## Begin Collected data
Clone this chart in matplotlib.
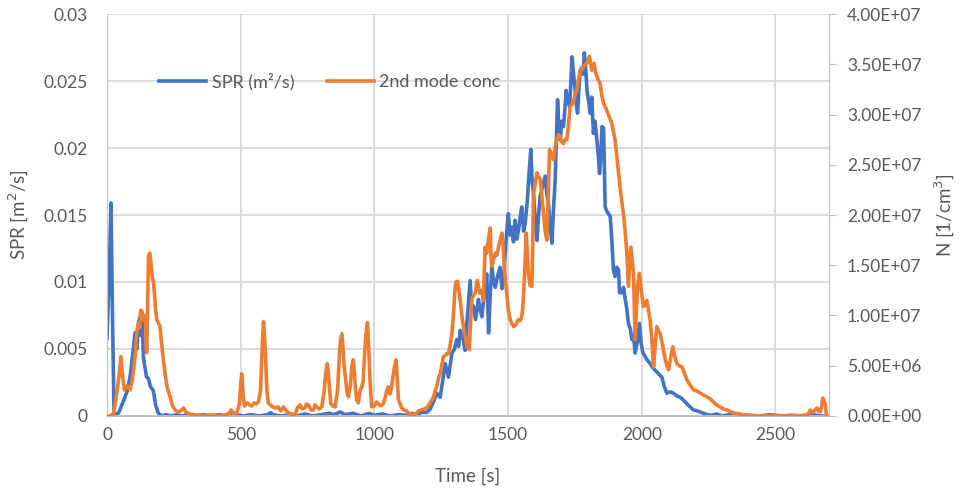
import numpy as np
import matplotlib
matplotlib.use("Agg")
from matplotlib import pyplot as plt
from matplotlib.ticker import FuncFormatter

# SPR series: time [s] and value [1e-3 m2/s]
t_spr = [0, 8, 15, 20, 26, 35, 45, 55, 67, 78, 88, 97, 105, 112, 118, 123, 128, 132, 136, 142,
         148, 155, 162, 173, 182, 192, 205, 220, 240, 260, 280, 300, 330, 360, 390, 420, 450, 480, 510, 540,
         570, 600, 612, 620, 650, 680, 710, 740, 770, 800, 830, 850, 872, 890, 920, 950, 980, 1000, 1030, 1060,
         1090, 1120, 1140, 1160, 1180, 1195, 1208, 1220, 1233, 1246, 1258, 1265, 1277, 1290, 1300, 1308, 1315, 1321, 1330, 1339,
         1348, 1358, 1364, 1370, 1378, 1389, 1395, 1402, 1410, 1420, 1427, 1433, 1439, 1446, 1452, 1460, 1470, 1477, 1483, 1490,
         1496, 1501, 1507, 1514, 1520, 1526, 1533, 1539, 1545, 1551, 1558, 1564, 1572, 1578, 1585, 1590, 1595, 1602, 1608, 1614,
         1620, 1630, 1639, 1645, 1651, 1658, 1664, 1670, 1676, 1681, 1685, 1690, 1695, 1701, 1707, 1712, 1717, 1723, 1730, 1735,
         1739, 1745, 1751, 1756, 1760, 1765, 1770, 1776, 1781, 1785, 1790, 1795, 1801, 1807, 1813, 1819, 1825, 1832, 1837, 1842,
         1847, 1851, 1857, 1863, 1869, 1875, 1882, 1888, 1894, 1900, 1907, 1913, 1917, 1926, 1932, 1938, 1944, 1950, 1957, 1963,
         1969, 1975, 1983, 1991, 1997, 2004, 2011, 2019, 2028, 2038, 2046, 2056, 2065, 2075, 2084, 2094, 2105, 2119, 2130, 2144,
         2155, 2169, 2180, 2193, 2205, 2218, 2230, 2244, 2260, 2280, 2300, 2330, 2360, 2400, 2440, 2480, 2520, 2560, 2600, 2640,
         2670, 2690]
spr_e3 = [5.8, 10.5, 15.9, 8.0, 0.3, 0.0, 0.3, 0.8, 1.4, 2.0, 3.2, 4.8, 6.2, 5.0, 7.0, 7.4, 6.0, 7.2, 4.4, 3.6,
          2.9, 2.8, 2.2, 1.9, 0.8, 0.2, 0.0, 0.1, 0.0, 0.1, 0.0, 0.1, 0.0, 0.1, 0.0, 0.1, 0.0, 0.1, 0.0, 0.1,
          0.0, 0.1, 0.25, 0.1, 0.0, 0.1, 0.0, 0.15, 0.0, 0.1, 0.2, 0.1, 0.3, 0.1, 0.2, 0.0, 0.2, 0.05, 0.15, 0.0,
          0.1, 0.05, 0.2, 0.1, 0.3, 0.25, 0.5, 1.0, 1.7, 1.4, 3.0, 3.9, 2.9, 4.7, 5.0, 5.7, 5.2, 6.4, 6.0, 4.9,
          7.5, 10.1, 8.0, 8.2, 7.2, 8.7, 8.0, 7.4, 9.0, 10.6, 6.2, 9.0, 11.1, 10.0, 9.6, 10.4, 11.1, 9.5, 10.1, 12.5,
          14.0, 15.1, 13.5, 14.1, 13.0, 14.6, 13.2, 13.9, 14.8, 15.6, 13.8, 14.4, 16.1, 18.0, 19.9, 17.5, 16.6, 14.5, 13.1, 15.0,
          16.4, 17.2, 17.9, 16.5, 15.9, 14.0, 12.9, 15.5, 17.6, 21.0, 23.6, 21.5, 20.6, 22.0, 21.6, 22.8, 24.3, 23.5, 23.1, 25.0,
          26.8, 25.5, 24.3, 23.0, 22.6, 24.5, 25.8, 26.0, 25.5, 27.1, 26.0, 24.3, 23.5, 22.6, 23.8, 21.1, 22.0, 20.6, 19.5, 18.1,
          19.5, 21.6, 21.5, 15.6, 15.3, 15.1, 14.9, 13.1, 10.9, 10.4, 11.1, 10.9, 9.2, 9.2, 9.6, 8.7, 8.0, 6.9, 6.5, 5.7,
          6.0, 4.7, 5.5, 6.9, 5.5, 4.7, 4.5, 4.2, 4.0, 3.7, 3.5, 3.3, 3.1, 2.9, 2.2, 1.7, 1.8, 1.7, 1.5, 1.4,
          1.2, 0.9, 0.7, 0.45, 0.4, 0.3, 0.2, 0.1, 0.05, 0.15, 0.0, 0.1, 0.0, 0.05, 0.0, 0.1, 0.0, 0.05, 0.0, 0.1,
          0.0, 0.0]

# 2nd mode concentration: time [s] and value [1e6 1/cm3]
t_conc = [0, 15, 25, 35, 45, 52, 58, 65, 75, 86, 95, 105, 112, 117, 122, 126, 130, 138, 144, 148,
          152, 155, 160, 166, 170, 173, 178, 182, 186, 193, 198, 205, 211, 217, 225, 236, 245, 254, 265, 275,
          286, 295, 310, 330, 360, 390, 420, 445, 458, 464, 472, 485, 495, 501, 504, 509, 514, 525, 533, 541,
          550, 558, 566, 574, 580, 585, 589, 593, 598, 603, 615, 628, 640, 650, 660, 668, 678, 690, 703, 712,
          722, 730, 740, 746, 753, 762, 772, 778, 784, 793, 803, 812, 818, 824, 830, 837, 845, 853, 862, 868,
          873, 878, 882, 887, 893, 898, 903, 910, 916, 921, 926, 930, 934, 940, 946, 953, 958, 963, 968, 974,
          979, 984, 990, 1000, 1008, 1015, 1024, 1033, 1040, 1046, 1052, 1058, 1064, 1070, 1076, 1081, 1085, 1090, 1096, 1102,
          1110, 1120, 1127, 1134, 1140, 1148, 1158, 1166, 1175, 1185, 1196, 1205, 1213, 1221, 1228, 1234, 1240, 1246, 1252, 1258,
          1265, 1271, 1277, 1283, 1290, 1296, 1302, 1307, 1311, 1316, 1321, 1327, 1333, 1340, 1346, 1350, 1355, 1360, 1364, 1370,
          1377, 1381, 1385, 1390, 1395, 1402, 1408, 1411, 1414, 1420, 1426, 1433, 1436, 1439, 1445, 1452, 1458, 1464, 1470, 1477,
          1481, 1485, 1490, 1495, 1501, 1508, 1514, 1520, 1527, 1533, 1539, 1545, 1551, 1555, 1558, 1563, 1568, 1572, 1576, 1582,
          1589, 1592, 1595, 1601, 1608, 1614, 1620, 1626, 1632, 1638, 1645, 1650, 1655, 1662, 1670, 1676, 1682, 1688, 1695, 1701,
          1707, 1713, 1720, 1726, 1732, 1739, 1745, 1751, 1757, 1763, 1770, 1776, 1782, 1789, 1795, 1800, 1804, 1809, 1813, 1818,
          1822, 1827, 1832, 1838, 1844, 1850, 1857, 1863, 1869, 1878, 1888, 1894, 1900, 1906, 1913, 1920, 1926, 1930, 1934, 1939,
          1944, 1947, 1950, 1955, 1959, 1964, 1969, 1972, 1975, 1980, 1984, 1991, 1998, 2006, 2012, 2019, 2025, 2031, 2038, 2044,
          2050, 2056, 2062, 2069, 2078, 2088, 2094, 2100, 2108, 2116, 2123, 2131, 2140, 2150, 2160, 2169, 2180, 2193, 2205, 2218,
          2230, 2244, 2256, 2268, 2280, 2293, 2305, 2318, 2330, 2343, 2355, 2368, 2385, 2405, 2450, 2500, 2550, 2600, 2618, 2625,
          2630, 2636, 2642, 2648, 2655, 2660, 2667, 2672, 2677, 2681, 2686, 2690, 2692]
conc_e6 = [0.0, 0.0, 0.3, 2.0, 4.0, 5.9, 4.0, 2.6, 3.0, 2.6, 3.6, 6.0, 8.5, 9.2, 8.8, 10.5, 10.5, 9.5, 10.0, 6.3,
           11.0, 15.9, 16.2, 14.8, 13.6, 13.5, 12.0, 10.5, 9.6, 9.2, 8.9, 7.0, 5.5, 4.2, 2.8, 1.9, 1.0, 0.6, 0.4, 0.5,
           0.8, 0.4, 0.2, 0.1, 0.05, 0.1, 0.05, 0.1, 0.3, 0.6, 0.3, 0.3, 1.2, 3.5, 4.2, 2.0, 1.0, 1.3, 1.1, 1.0,
           1.3, 1.2, 1.4, 2.5, 6.5, 9.4, 8.0, 5.9, 2.5, 1.3, 1.0, 0.8, 0.9, 0.5, 0.9, 0.6, 0.3, 0.2, 0.1, 0.8,
           1.1, 0.7, 0.8, 1.2, 1.1, 0.6, 0.6, 1.1, 0.9, 0.7, 0.9, 2.5, 4.3, 5.2, 3.5, 1.2, 1.0, 0.9, 2.5, 5.5,
           7.5, 8.2, 7.0, 4.9, 3.5, 2.3, 1.9, 3.0, 5.0, 5.6, 4.0, 2.5, 1.6, 1.3, 2.5, 2.9, 3.5, 6.0, 8.0, 9.3,
           6.5, 3.3, 0.9, 1.0, 1.4, 1.2, 1.0, 1.2, 1.8, 2.5, 2.9, 2.2, 2.8, 4.0, 5.0, 5.6, 3.8, 1.6, 1.2, 0.8,
           0.6, 0.5, 0.3, 0.1, 0.2, 0.1, 0.3, 0.5, 0.6, 0.7, 0.8, 1.2, 1.5, 1.9, 2.6, 3.0, 3.8, 4.2, 5.0, 5.9,
           6.0, 6.2, 6.2, 7.0, 8.2, 10.2, 12.9, 13.4, 13.4, 12.5, 11.5, 10.0, 8.9, 7.8, 6.9, 7.2, 6.6, 9.5, 11.5, 12.0,
           12.2, 13.0, 13.5, 12.8, 12.2, 12.5, 11.5, 14.5, 16.8, 16.2, 17.5, 18.7, 16.0, 14.9, 15.5, 16.2, 16.0, 16.8, 17.5, 18.2,
           17.0, 15.5, 13.5, 12.2, 10.5, 9.6, 9.2, 8.9, 9.0, 9.3, 9.6, 9.5, 9.9, 10.8, 12.2, 15.0, 18.2, 16.0, 14.2, 13.0,
           12.9, 17.0, 22.2, 23.0, 24.2, 23.8, 23.6, 22.0, 20.2, 18.5, 17.5, 22.0, 26.5, 26.0, 25.5, 26.8, 27.5, 28.0, 27.8, 27.3,
           27.1, 27.5, 27.5, 29.0, 30.8, 31.0, 31.4, 32.0, 32.4, 33.5, 34.4, 34.5, 34.8, 35.0, 35.1, 35.5, 35.8, 35.0, 34.4, 34.8,
           35.1, 34.2, 33.8, 33.4, 33.1, 32.0, 31.1, 30.8, 30.4, 29.8, 29.1, 28.3, 27.5, 26.0, 24.2, 22.5, 21.2, 20.3, 19.5, 18.0,
           16.2, 14.5, 12.9, 15.0, 16.8, 15.5, 14.2, 11.0, 7.6, 10.5, 12.9, 14.2, 12.5, 10.9, 11.0, 11.5, 10.5, 9.6, 7.5, 4.9,
           7.0, 8.9, 8.5, 8.2, 7.0, 5.6, 5.0, 4.6, 5.8, 6.9, 6.0, 5.2, 5.0, 4.9, 4.2, 3.6, 3.1, 2.6, 2.5, 2.3,
           2.1, 1.9, 1.7, 1.4, 1.1, 0.9, 0.7, 0.6, 0.45, 0.3, 0.25, 0.2, 0.1, 0.05, 0.0, 0.05, 0.0, 0.05, 0.1, 0.3,
           0.6, 0.4, 0.4, 0.6, 0.8, 0.5, 0.4, 0.9, 1.8, 1.5, 1.2, 0.2, 0.0]

x_ticks = [0, 500, 1000, 1500, 2000, 2500]
spr_ticks = [0, 0.005, 0.01, 0.015, 0.02, 0.025, 0.03]
conc_ticks = [0, 5e6, 1e7, 1.5e7, 2e7, 2.5e7, 3e7, 3.5e7, 4e7]

spr = np.array(spr_e3) * 1e-3
conc = np.array(conc_e6) * 1e6

txt = '#595959'
grid = '#d9d9d9'
plt.rcParams['font.family'] = ['Lato', 'DejaVu Sans']

fig = plt.figure(figsize=(9.59, 4.92), dpi=100)
ax = fig.add_axes([0.1116, 0.1545, 0.7528, 0.817])
ax2 = ax.twinx()

l1, = ax.plot(t_spr, spr, color='#4472C4', lw=2.6, label='SPR (m²/s)')
l2, = ax2.plot(t_conc, conc, color='#ED7D31', lw=2.6, label='2nd mode conc')

ax.set_xlim(0, 2700)
ax.set_ylim(0, 0.03)
ax2.set_ylim(0, 4e7)
ax.set_xticks(x_ticks)
ax.set_yticks(spr_ticks)
ax2.set_yticks(conc_ticks)
ax.yaxis.set_major_formatter(FuncFormatter(lambda v, p: '0' if v == 0 else ('%g' % v)))
ax2.yaxis.set_major_formatter(FuncFormatter(lambda v, p: '%.2E' % v))

ax.grid(True, color=grid, lw=1.3)
ax.set_axisbelow(True)
for a in (ax, ax2):
    for s in a.spines.values():
        s.set_visible(False)
ax.spines['left'].set_visible(True)
ax.spines['left'].set_color('#bfbfbf')
ax.spines['bottom'].set_visible(True)
ax.spines['bottom'].set_color('#bfbfbf')
ax.spines['bottom'].set_linewidth(1.3)
ax2.spines['right'].set_visible(True)
ax2.spines['right'].set_color('#bfbfbf')

ax.tick_params(axis='y', length=0, labelsize=12.5, labelcolor=txt, pad=14)
ax.tick_params(axis='x', length=0, labelsize=12.5, labelcolor=txt, pad=8)
ax2.tick_params(axis='y', length=5, color='#bfbfbf', labelsize=12.5, labelcolor=txt, pad=8)

ax.set_xlabel('Time [s]', fontsize=13.5, color=txt, labelpad=18)
ax.set_ylabel('SPR [m$^2$/s]', fontsize=13.5, color=txt, labelpad=9)
ax2.set_ylabel('N [1/cm$^3$]', fontsize=13.5, color=txt, labelpad=8)

ax.legend(handles=[l1, l2], loc='upper left', bbox_to_anchor=(0.05, 0.895), ncol=2,
          frameon=False, fontsize=13, labelcolor=txt, handlelength=2.6,
          handletextpad=0.3, columnspacing=1.8)

fig.savefig('out.png', dpi=100)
## End Collected data
**Job:** Reproduce the data above word for word from its first line through the line that holds "from matplotlib.ticker import FuncFormatter", both ends included; skip pictures.

**Output:**
Clone this chart in matplotlib.
import numpy as np
import matplotlib
matplotlib.use("Agg")
from matplotlib import pyplot as plt
from matplotlib.ticker import FuncFormatter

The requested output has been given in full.